- [Raw data]:
○ ○ ○
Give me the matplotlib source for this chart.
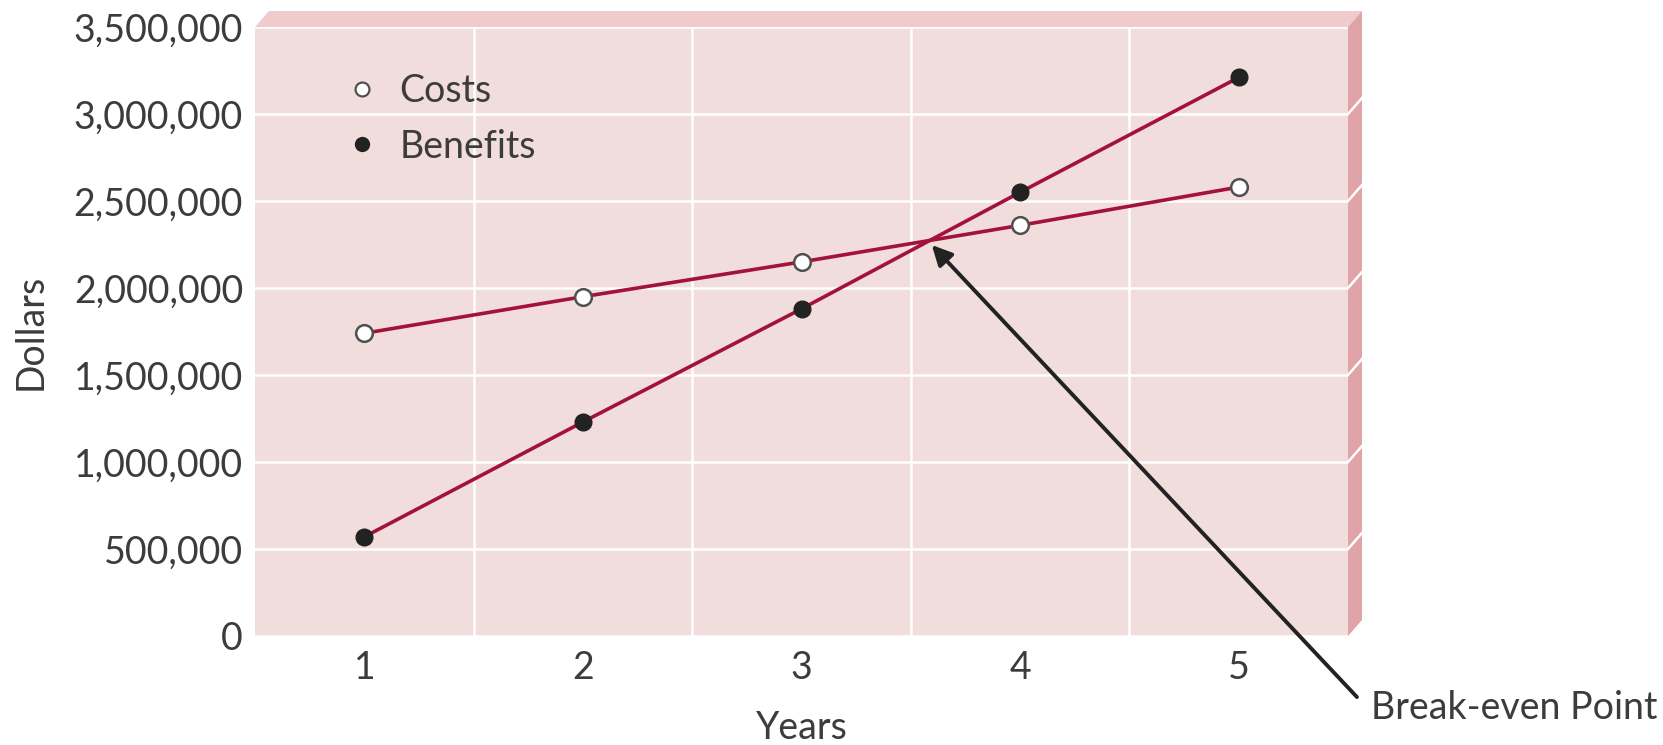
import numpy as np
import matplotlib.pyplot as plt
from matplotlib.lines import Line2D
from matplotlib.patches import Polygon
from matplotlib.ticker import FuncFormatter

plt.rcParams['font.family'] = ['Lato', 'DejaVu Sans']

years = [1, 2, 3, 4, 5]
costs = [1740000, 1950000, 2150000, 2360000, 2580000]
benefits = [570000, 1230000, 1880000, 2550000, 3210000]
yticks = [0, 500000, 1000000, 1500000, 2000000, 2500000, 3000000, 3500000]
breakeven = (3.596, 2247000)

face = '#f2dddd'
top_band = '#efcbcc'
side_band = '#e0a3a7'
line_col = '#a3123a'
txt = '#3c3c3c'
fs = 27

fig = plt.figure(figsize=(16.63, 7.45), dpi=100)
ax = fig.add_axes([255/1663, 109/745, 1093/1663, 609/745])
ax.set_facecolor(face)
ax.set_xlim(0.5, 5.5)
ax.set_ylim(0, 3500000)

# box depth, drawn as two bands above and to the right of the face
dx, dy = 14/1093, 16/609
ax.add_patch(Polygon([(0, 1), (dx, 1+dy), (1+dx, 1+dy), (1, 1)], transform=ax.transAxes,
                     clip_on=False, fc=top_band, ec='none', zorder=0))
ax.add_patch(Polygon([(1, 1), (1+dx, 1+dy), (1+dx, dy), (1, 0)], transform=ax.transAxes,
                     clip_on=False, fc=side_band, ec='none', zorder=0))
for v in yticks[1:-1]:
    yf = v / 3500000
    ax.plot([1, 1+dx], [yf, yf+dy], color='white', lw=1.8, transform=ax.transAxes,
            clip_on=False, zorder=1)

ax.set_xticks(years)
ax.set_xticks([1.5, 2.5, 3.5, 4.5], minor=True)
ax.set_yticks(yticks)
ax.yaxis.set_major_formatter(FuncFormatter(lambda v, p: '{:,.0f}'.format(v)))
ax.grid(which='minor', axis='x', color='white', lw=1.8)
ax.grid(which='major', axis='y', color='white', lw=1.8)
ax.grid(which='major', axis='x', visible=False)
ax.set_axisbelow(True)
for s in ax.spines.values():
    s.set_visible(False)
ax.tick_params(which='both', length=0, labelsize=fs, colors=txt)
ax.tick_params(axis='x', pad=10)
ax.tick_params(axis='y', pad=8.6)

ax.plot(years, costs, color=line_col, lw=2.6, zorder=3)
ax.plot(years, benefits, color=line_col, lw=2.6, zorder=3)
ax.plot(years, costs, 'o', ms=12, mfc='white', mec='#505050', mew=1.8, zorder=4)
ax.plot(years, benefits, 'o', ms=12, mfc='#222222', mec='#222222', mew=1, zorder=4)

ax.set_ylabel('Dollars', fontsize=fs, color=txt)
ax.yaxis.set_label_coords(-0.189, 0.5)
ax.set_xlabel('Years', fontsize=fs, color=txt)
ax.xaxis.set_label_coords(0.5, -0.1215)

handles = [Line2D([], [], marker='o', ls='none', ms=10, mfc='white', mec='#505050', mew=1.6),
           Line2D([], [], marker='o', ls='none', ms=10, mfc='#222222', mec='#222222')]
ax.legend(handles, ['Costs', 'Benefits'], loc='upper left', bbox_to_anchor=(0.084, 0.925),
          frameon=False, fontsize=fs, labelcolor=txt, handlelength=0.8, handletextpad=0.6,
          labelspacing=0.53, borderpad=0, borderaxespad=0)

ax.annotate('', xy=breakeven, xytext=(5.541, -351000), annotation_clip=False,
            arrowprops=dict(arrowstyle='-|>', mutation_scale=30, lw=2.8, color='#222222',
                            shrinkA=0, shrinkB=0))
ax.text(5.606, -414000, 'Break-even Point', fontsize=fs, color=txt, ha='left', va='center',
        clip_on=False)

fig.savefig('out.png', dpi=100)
○ ○ ○
- [What the exercise asks]: All of the material above needs to be restated exactly, with no pictures.

- [Written response]:
Give me the matplotlib source for this chart.
import numpy as np
import matplotlib.pyplot as plt
from matplotlib.lines import Line2D
from matplotlib.patches import Polygon
from matplotlib.ticker import FuncFormatter

plt.rcParams['font.family'] = ['Lato', 'DejaVu Sans']

years = [1, 2, 3, 4, 5]
costs = [1740000, 1950000, 2150000, 2360000, 2580000]
benefits = [570000, 1230000, 1880000, 2550000, 3210000]
yticks = [0, 500000, 1000000, 1500000, 2000000, 2500000, 3000000, 3500000]
breakeven = (3.596, 2247000)

face = '#f2dddd'
top_band = '#efcbcc'
side_band = '#e0a3a7'
line_col = '#a3123a'
txt = '#3c3c3c'
fs = 27

fig = plt.figure(figsize=(16.63, 7.45), dpi=100)
ax = fig.add_axes([255/1663, 109/745, 1093/1663, 609/745])
ax.set_facecolor(face)
ax.set_xlim(0.5, 5.5)
ax.set_ylim(0, 3500000)

# box depth, drawn as two bands above and to the right of the face
dx, dy = 14/1093, 16/609
ax.add_patch(Polygon([(0, 1), (dx, 1+dy), (1+dx, 1+dy), (1, 1)], transform=ax.transAxes,
                     clip_on=False, fc=top_band, ec='none', zorder=0))
ax.add_patch(Polygon([(1, 1), (1+dx, 1+dy), (1+dx, dy), (1, 0)], transform=ax.transAxes,
                     clip_on=False, fc=side_band, ec='none', zorder=0))
for v in yticks[1:-1]:
    yf = v / 3500000
    ax.plot([1, 1+dx], [yf, yf+dy], color='white', lw=1.8, transform=ax.transAxes,
            clip_on=False, zorder=1)

ax.set_xticks(years)
ax.set_xticks([1.5, 2.5, 3.5, 4.5], minor=True)
ax.set_yticks(yticks)
ax.yaxis.set_major_formatter(FuncFormatter(lambda v, p: '{:,.0f}'.format(v)))
ax.grid(which='minor', axis='x', color='white', lw=1.8)
ax.grid(which='major', axis='y', color='white', lw=1.8)
ax.grid(which='major', axis='x', visible=False)
ax.set_axisbelow(True)
for s in ax.spines.values():
    s.set_visible(False)
ax.tick_params(which='both', length=0, labelsize=fs, colors=txt)
ax.tick_params(axis='x', pad=10)
ax.tick_params(axis='y', pad=8.6)

ax.plot(years, costs, color=line_col, lw=2.6, zorder=3)
ax.plot(years, benefits, color=line_col, lw=2.6, zorder=3)
ax.plot(years, costs, 'o', ms=12, mfc='white', mec='#505050', mew=1.8, zorder=4)
ax.plot(years, benefits, 'o', ms=12, mfc='#222222', mec='#222222', mew=1, zorder=4)

ax.set_ylabel('Dollars', fontsize=fs, color=txt)
ax.yaxis.set_label_coords(-0.189, 0.5)
ax.set_xlabel('Years', fontsize=fs, color=txt)
ax.xaxis.set_label_coords(0.5, -0.1215)

handles = [Line2D([], [], marker='o', ls='none', ms=10, mfc='white', mec='#505050', mew=1.6),
           Line2D([], [], marker='o', ls='none', ms=10, mfc='#222222', mec='#222222')]
ax.legend(handles, ['Costs', 'Benefits'], loc='upper left', bbox_to_anchor=(0.084, 0.925),
          frameon=False, fontsize=fs, labelcolor=txt, handlelength=0.8, handletextpad=0.6,
          labelspacing=0.53, borderpad=0, borderaxespad=0)

ax.annotate('', xy=breakeven, xytext=(5.541, -351000), annotation_clip=False,
            arrowprops=dict(arrowstyle='-|>', mutation_scale=30, lw=2.8, color='#222222',
                            shrinkA=0, shrinkB=0))
ax.text(5.606, -414000, 'Break-even Point', fontsize=fs, color=txt, ha='left', va='center',
        clip_on=False)

fig.savefig('out.png', dpi=100)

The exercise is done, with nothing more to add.